The extended periods of drought and related maximum summer temperature regimes since 2000 help to explain the net S. alterniflora
biomass decline over our 28-year study (Table 4
). Whether this decline is a portent of longer-term declines is unknown. Challenges to this keystone species and marsh ecosystem health are being addressed by the Georgia Coastal Ecosystems LTER long-term research program and the development of a comprehensive, linked set of models to portray plant ecophysiology and gross and primary production in a spatially explicit manner. Our remote sensing approach can play an important role in addressing this question not only on the Central Georgia Coast, but in many other coastal locations.
The ability to remotely differentiate size classes and thus analyze biomass responses along the marsh platform’s elevation gradient affords insights of S. alterniflora’s
adaptations to resources and stressors (Figure 8
). Our study identified river discharge, mean sea level, temperature, precipitation, drought, and previous year’s biomass as important predictors of S. alterniflora
production. Although most evident in seasonal or inter-annual periods of accelerated biomass change, the drivers we studied exert affects throughout the year and their magnitudes largely determine deviations from average biomass phenology.
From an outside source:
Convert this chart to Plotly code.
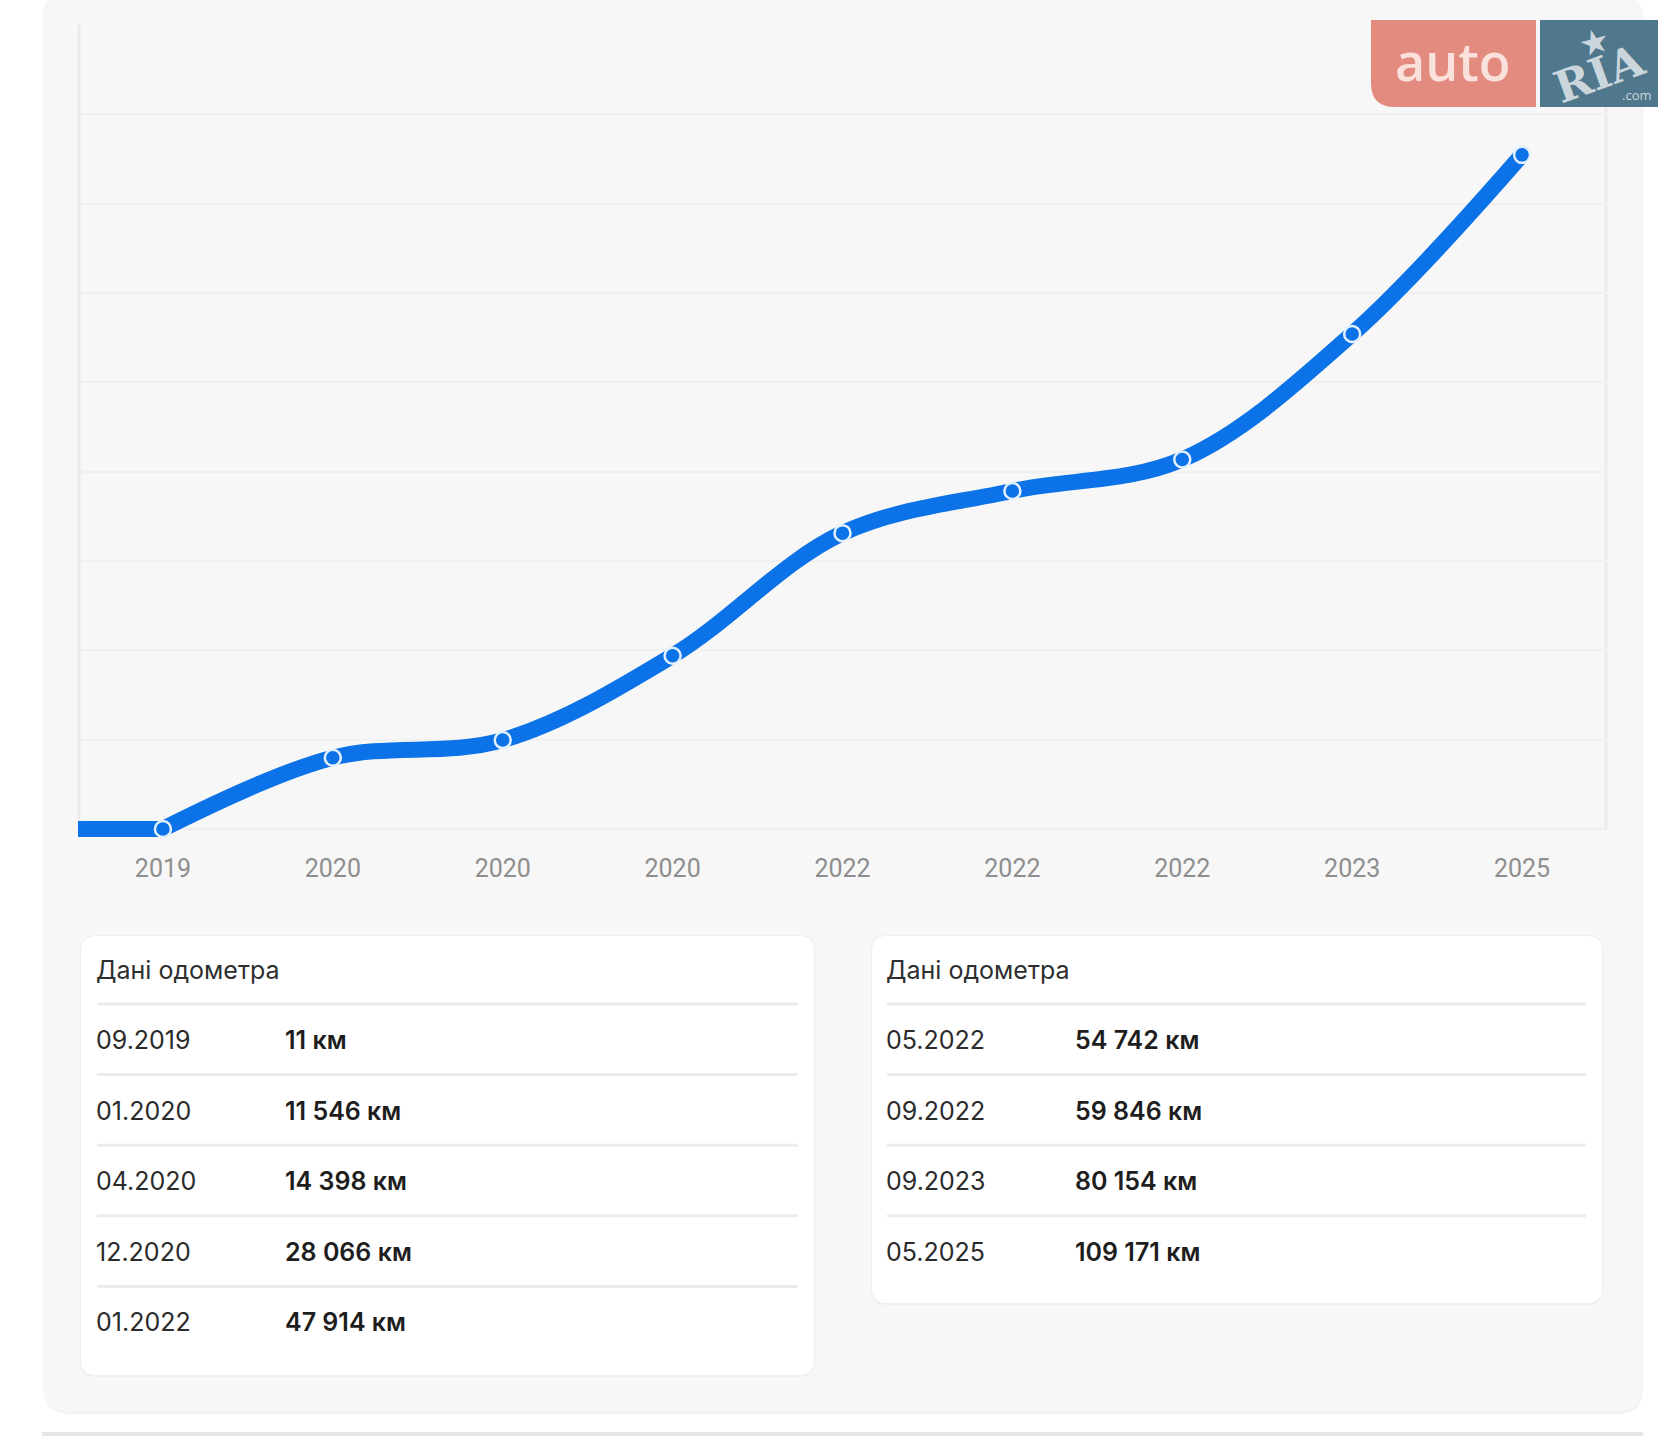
import plotly.graph_objects as go

# ---------------- data ----------------
dates = ["09.2019", "01.2020", "04.2020", "12.2020", "01.2022",
         "05.2022", "09.2022", "09.2023", "05.2025"]
year_labels = ["2019", "2020", "2020", "2020", "2022", "2022", "2022", "2023", "2025"]
km = [11, 11546, 14398, 28066, 47914, 54742, 59846, 80154, 109171]
table_title = "Дані одометра"
unit = "км"
left_rows = [0, 1, 2, 3, 4]
right_rows = [5, 6, 7, 8]

# ---------------- geometry (pixels) ----------------
W, H = 1675, 1440
L, R, T = 78, 1607, 25
ZERO_Y = 829          # pixel row of value 0
B = 846               # plot-area bottom (a little below zero so the thick line is not clipped)
Y_MAX = 130200
N_GRID = 9
Y_MIN = -(B - ZERO_Y) * Y_MAX / (ZERO_Y - T)


def px(x):
    return (x - L) / (R - L)


def py(y):
    return (B - y) / (B - T)


def rrect(x0, y0, x1, y1, r=(0, 0, 0, 0)):
    tl, tr, br, bl = r
    pts = [f"M{px(x0 + tl)},{py(y0)}", f"L{px(x1 - tr)},{py(y0)}"]
    if tr:
        pts.append(f"Q{px(x1)},{py(y0)} {px(x1)},{py(y0 + tr)}")
    pts.append(f"L{px(x1)},{py(y1 - br)}")
    if br:
        pts.append(f"Q{px(x1)},{py(y1)} {px(x1 - br)},{py(y1)}")
    pts.append(f"L{px(x0 + bl)},{py(y1)}")
    if bl:
        pts.append(f"Q{px(x0)},{py(y1)} {px(x0)},{py(y1 - bl)}")
    pts.append(f"L{px(x0)},{py(y0 + tl)}")
    if tl:
        pts.append(f"Q{px(x0)},{py(y0)} {px(x0 + tl)},{py(y0)}")
    pts.append("Z")
    return " ".join(pts)


def fmt_km(v):
    return f"{v:,}".replace(",", " ") + " " + unit


BLUE = "#0b72e7"
TFONT = "Inter, Roboto, sans-serif"
TSIZE = 25
shapes = []
ann = []

# container background
shapes.append(dict(type="path", xref="paper", yref="paper", layer="below",
                   path=rrect(44, -4, 1643, 1414, (22, 22, 26, 26)),
                   fillcolor="#f2f2f2", line=dict(width=0)))
shapes.append(dict(type="path", xref="paper", yref="paper", layer="below",
                   path=rrect(43, -6, 1642, 1412, (22, 22, 26, 26)),
                   fillcolor="#f7f7f7", line=dict(width=0)))
# bottom divider line
shapes.append(dict(type="rect", xref="paper", yref="paper", layer="below",
                   x0=px(42), x1=px(1643), y0=py(1432), y1=py(1436),
                   fillcolor="#e6e6e6", line=dict(width=0)))
# plot-area side borders
for xb in (L + 1, R - 1):
    shapes.append(dict(type="line", xref="paper", yref="paper", layer="below",
                       x0=px(xb), x1=px(xb), y0=py(T), y1=py(ZERO_Y),
                       line=dict(color="#ebebeb", width=3)))

# cards
cards = [
    (81, 936, 814, 1375, 97, 286, left_rows),
    (872, 936, 1602, 1303, 887, 1076, right_rows),
]
ROW0 = 1040
ROW_STEP = 70.6
for (x0, y0, x1, y1, xd, xv, rows) in cards:
    shapes.append(dict(type="path", xref="paper", yref="paper", layer="below",
                       path=rrect(x0 - 1, y0 - 1, x1 + 1, y1 + 2, (16, 16, 16, 16)),
                       fillcolor="#efefef", line=dict(width=0)))
    shapes.append(dict(type="path", xref="paper", yref="paper", layer="below",
                       path=rrect(x0, y0, x1, y1, (15, 15, 15, 15)),
                       fillcolor="#ffffff", line=dict(width=0)))
    ann.append(dict(x=px(xd - 3), y=py(970), xref="paper", yref="paper",
                    text=table_title, showarrow=False, xanchor="left", yanchor="middle",
                    font=dict(family=TFONT, size=TSIZE, color="#2e2e2e")))
    for j, i in enumerate(rows):
        ysep = ROW0 - 36 + j * ROW_STEP
        shapes.append(dict(type="line", xref="paper", yref="paper", layer="below",
                           x0=px(xd), x1=px(x1 - 16), y0=py(ysep), y1=py(ysep),
                           line=dict(color="#ececec", width=3)))
        yc = ROW0 + j * ROW_STEP
        ann.append(dict(x=px(xd - 3), y=py(yc), xref="paper", yref="paper",
                        text=dates[i], showarrow=False, xanchor="left", yanchor="middle",
                        font=dict(family=TFONT, size=TSIZE, color="#2b2b2b")))
        ann.append(dict(x=px(xv - 3), y=py(yc), xref="paper", yref="paper",
                        text=fmt_km(km[i]), showarrow=False,
                        xanchor="left", yanchor="middle",
                        font=dict(family=TFONT, size=TSIZE, color="#1e1e1e", weight=600)))

# logo
shapes.append(dict(type="path", xref="paper", yref="paper", layer="above",
                   path=rrect(1371, 20, 1536, 107, (0, 0, 0, 24)),
                   fillcolor="#e48b80", line=dict(width=0)))
shapes.append(dict(type="rect", xref="paper", yref="paper", layer="above",
                   x0=px(1540), x1=px(1658), y0=py(20), y1=py(107),
                   fillcolor="#4f788c", line=dict(width=0)))
ann.append(dict(x=px(1453), y=py(61), xref="paper", yref="paper", text="auto",
                showarrow=False, xanchor="center", yanchor="middle",
                font=dict(family="Open Sans", size=52, color="#fbe1dc", weight=600)))
ann.append(dict(x=px(1599), y=py(73), xref="paper", yref="paper", text="<b>RIA</b>",
                showarrow=False, xanchor="center", yanchor="middle", textangle=-20,
                font=dict(family="DejaVu Serif", size=44, color="#cbd5dc")))
ann.append(dict(x=px(1594), y=py(42), xref="paper", yref="paper", text="★",
                showarrow=False, xanchor="center", yanchor="middle", textangle=-15,
                font=dict(family="DejaVu Sans", size=34, color="#cbd5dc")))
ann.append(dict(x=px(1637), y=py(95), xref="paper", yref="paper", text=".com",
                showarrow=False, xanchor="center", yanchor="middle",
                font=dict(family="Open Sans", size=13, color="#cbd5dc")))

# ---------------- traces ----------------
xs = list(range(len(km)))
x_left = -0.5
fig = go.Figure()
# flat lead-in from the plot edge to the first reading
fig.add_trace(go.Scatter(x=[x_left, xs[0]], y=[km[0], km[0]], mode="lines",
                         line=dict(color=BLUE, width=16),
                         hoverinfo="skip", showlegend=False))
fig.add_trace(go.Scatter(x=xs, y=km, mode="lines",
                         line=dict(color=BLUE, width=16, shape="spline", smoothing=1),
                         hoverinfo="skip", showlegend=False))
fig.add_trace(go.Scatter(
    x=xs, y=km, mode="markers",
    marker=dict(size=16, color=BLUE, line=dict(color="#e2f0fd", width=2.5)),
    text=dates, showlegend=False, cliponaxis=False,
    hovertemplate="%{text}: %{y} км<extra></extra>",
))

fig.update_layout(
    width=W, height=H, autosize=False,
    margin=dict(l=L, r=W - R, t=T, b=H - B, pad=0),
    paper_bgcolor="#ffffff",
    plot_bgcolor="rgba(0,0,0,0)",
    shapes=shapes, annotations=ann,
    xaxis=dict(range=[x_left, len(km) - 0.5], tickmode="array", tickvals=xs,
               ticktext=year_labels, showgrid=False, zeroline=False,
               showline=False, ticks="", ticklabelstandoff=5,
               tickfont=dict(family="Roboto", size=25, color="#8e8e8e")),
    yaxis=dict(range=[Y_MIN, Y_MAX], dtick=Y_MAX / N_GRID, tick0=0,
               showticklabels=False, showgrid=True, gridcolor="#f0f0f0",
               gridwidth=2, zeroline=True, zerolinecolor="#efefef", zerolinewidth=2,
               showline=False),
    font=dict(family="Roboto"),
)

fig.write_html("out.html")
Our 28-year record of aboveground biomass revealed a serious and recent decline in the emergent macrophyte, S. alterniflora
, in Coastal Georgia. It seems likely that this aggregate response is largely drought driven and the result of reduced flushing of marsh soils and warmer temperatures, leading to reduced nutrient loading, increased salinities, more extensive anaerobic conditions with elevated sulfide and ammonia levels, and greater herbivore damage (Figure 8
). Declines at lower elevations may also be related to variations in sea levels and accelerated physical and biological erosion along river and creekbanks and the margins of more isolated intertidal mudflats [65
This study has demonstrated the value of using remote sensing techniques and Earth Observing Satellites to monitor seasonal and long-term patterns of primary production as opposed to studies primarily based on end-of-season biomass (NAPP). The ability to accurately monitor and capture phenological trends can assist modeling efforts to better understand the interactions of environmental controls on vegetation across all seasons. However, in coastal habitats, selection of imagery requires careful assessment of tidal inundation as well as proper atmospheric corrections and georectification. This sampling method can accurately reveal large-scale patterns, making it easier to extrapolate hypotheses and conclusions to the ecosystem and landscape levels, as opposed to reliance on plot-based measurements. Finally, this study established a methodological approach that can be continued at our site and carried to other sites or regions, allowing scientists and reserve managers to better examine the influence of climatic and other external drivers via bottom-up and top-down controls on primary production within salt marsh ecosystems.